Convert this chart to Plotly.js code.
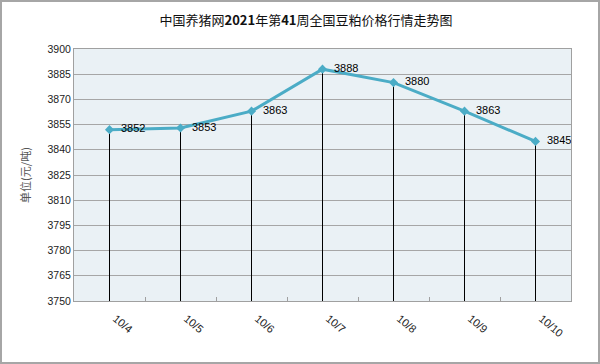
<!DOCTYPE html>
<html><head><meta charset="utf-8">
<script src="https://cdn.plot.ly/plotly-3.0.1.min.js"></script>
<style>
html,body{margin:0;padding:0;background:#fff;}
#chart{position:absolute;left:0;top:0;width:600px;height:364px;}
#frame{position:absolute;left:0;top:0;width:596px;height:360px;border:2px solid #a6a6a6;pointer-events:none;}
</style></head>
<body>
<div id="chart"></div><div id="frame"></div>
<script>
var dates = ["10/4","10/5","10/6","10/7","10/8","10/9","10/10"];
var prices = [3852, 3853, 3863, 3888, 3880, 3863, 3845];
var yMin = 3750, yMax = 3900, yStep = 15;
var titleText = '中国养猪网<b>2021</b>年第<b>41</b>周全国豆粕价格行情走势图';

var drops = prices.map(function(v){ return v - yMin; });
var zeros = prices.map(function(){ return 0; });

var trace = {
  x: dates, y: prices, type: 'scatter', mode: 'lines+markers+text',
  text: prices.map(function(v){ return '  ' + v; }), textposition: 'middle right',
  textfont: {family: 'Liberation Sans, Arial, sans-serif', size: 11, color: '#000'},
  line: {color: '#4bacc6', width: 3},
  marker: {symbol: 'diamond', size: 7, color: '#4bacc6'},
  error_y: {type: 'data', symmetric: false, array: zeros, arrayminus: drops,
            color: '#000', thickness: 1, width: 0},
  cliponaxis: false, hoverinfo: 'none'
};

var layout = {
  width: 600, height: 364,
  margin: {l: 74, r: 29, t: 49, b: 63},
  paper_bgcolor: '#fff', plot_bgcolor: '#eaf1f5',
  showlegend: false,
  title: {text: titleText,
          font: {family: 'Noto Sans CJK SC, sans-serif', size: 13, color: '#111'},
          x: 0.51, xanchor: 'center', y: 0.945, yanchor: 'middle'},
  xaxis: {type: 'category', range: [-0.5, 6.5], tickangle: 40,
          ticklabelshift: 6, ticklabelstandoff: 6,
          ticks: 'inside', tickson: 'boundaries', ticklen: 4, tickcolor: '#a0a0a0',
          showgrid: false, showline: true, linecolor: '#a0a0a0', mirror: true,
          tickfont: {family: 'Liberation Sans, Arial, sans-serif', size: 11, color: '#222'}},
  yaxis: {range: [yMin, yMax], dtick: yStep, tick0: yMin,
          showgrid: true, gridcolor: '#a6a6a6', gridwidth: 1,
          showline: true, linecolor: '#a0a0a0', mirror: true, zeroline: false,
          ticks: '', ticklen: 0,
          tickfont: {family: 'Liberation Sans, Arial, sans-serif', size: 10.5, color: '#222'},
          title: {text: '单位(元/吨)', standoff: 14,
                  font: {family: 'Noto Sans CJK SC, sans-serif', size: 11, color: '#555'}}}
};

Plotly.newPlot('chart', [trace], layout, {displayModeBar: false, staticPlot: true});
</script>
</body></html>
****
* [The problem]
Copy out all the data without changing anything, and drop the pictures.

* [Result for this exercise]
Convert this chart to Plotly.js code.
<!DOCTYPE html>
<html><head><meta charset="utf-8">
<script src="https://cdn.plot.ly/plotly-3.0.1.min.js"></script>
<style>
html,body{margin:0;padding:0;background:#fff;}
#chart{position:absolute;left:0;top:0;width:600px;height:364px;}
#frame{position:absolute;left:0;top:0;width:596px;height:360px;border:2px solid #a6a6a6;pointer-events:none;}
</style></head>
<body>
<div id="chart"></div><div id="frame"></div>
<script>
var dates = ["10/4","10/5","10/6","10/7","10/8","10/9","10/10"];
var prices = [3852, 3853, 3863, 3888, 3880, 3863, 3845];
var yMin = 3750, yMax = 3900, yStep = 15;
var titleText = '中国养猪网<b>2021</b>年第<b>41</b>周全国豆粕价格行情走势图';

var drops = prices.map(function(v){ return v - yMin; });
var zeros = prices.map(function(){ return 0; });

var trace = {
  x: dates, y: prices, type: 'scatter', mode: 'lines+markers+text',
  text: prices.map(function(v){ return '  ' + v; }), textposition: 'middle right',
  textfont: {family: 'Liberation Sans, Arial, sans-serif', size: 11, color: '#000'},
  line: {color: '#4bacc6', width: 3},
  marker: {symbol: 'diamond', size: 7, color: '#4bacc6'},
  error_y: {type: 'data', symmetric: false, array: zeros, arrayminus: drops,
            color: '#000', thickness: 1, width: 0},
  cliponaxis: false, hoverinfo: 'none'
};

var layout = {
  width: 600, height: 364,
  margin: {l: 74, r: 29, t: 49, b: 63},
  paper_bgcolor: '#fff', plot_bgcolor: '#eaf1f5',
  showlegend: false,
  title: {text: titleText,
          font: {family: 'Noto Sans CJK SC, sans-serif', size: 13, color: '#111'},
          x: 0.51, xanchor: 'center', y: 0.945, yanchor: 'middle'},
  xaxis: {type: 'category', range: [-0.5, 6.5], tickangle: 40,
          ticklabelshift: 6, ticklabelstandoff: 6,
          ticks: 'inside', tickson: 'boundaries', ticklen: 4, tickcolor: '#a0a0a0',
          showgrid: false, showline: true, linecolor: '#a0a0a0', mirror: true,
          tickfont: {family: 'Liberation Sans, Arial, sans-serif', size: 11, color: '#222'}},
  yaxis: {range: [yMin, yMax], dtick: yStep, tick0: yMin,
          showgrid: true, gridcolor: '#a6a6a6', gridwidth: 1,
          showline: true, linecolor: '#a0a0a0', mirror: true, zeroline: false,
          ticks: '', ticklen: 0,
          tickfont: {family: 'Liberation Sans, Arial, sans-serif', size: 10.5, color: '#222'},
          title: {text: '单位(元/吨)', standoff: 14,
                  font: {family: 'Noto Sans CJK SC, sans-serif', size: 11, color: '#555'}}}
};

Plotly.newPlot('chart', [trace], layout, {displayModeBar: false, staticPlot: true});
</script>
</body></html>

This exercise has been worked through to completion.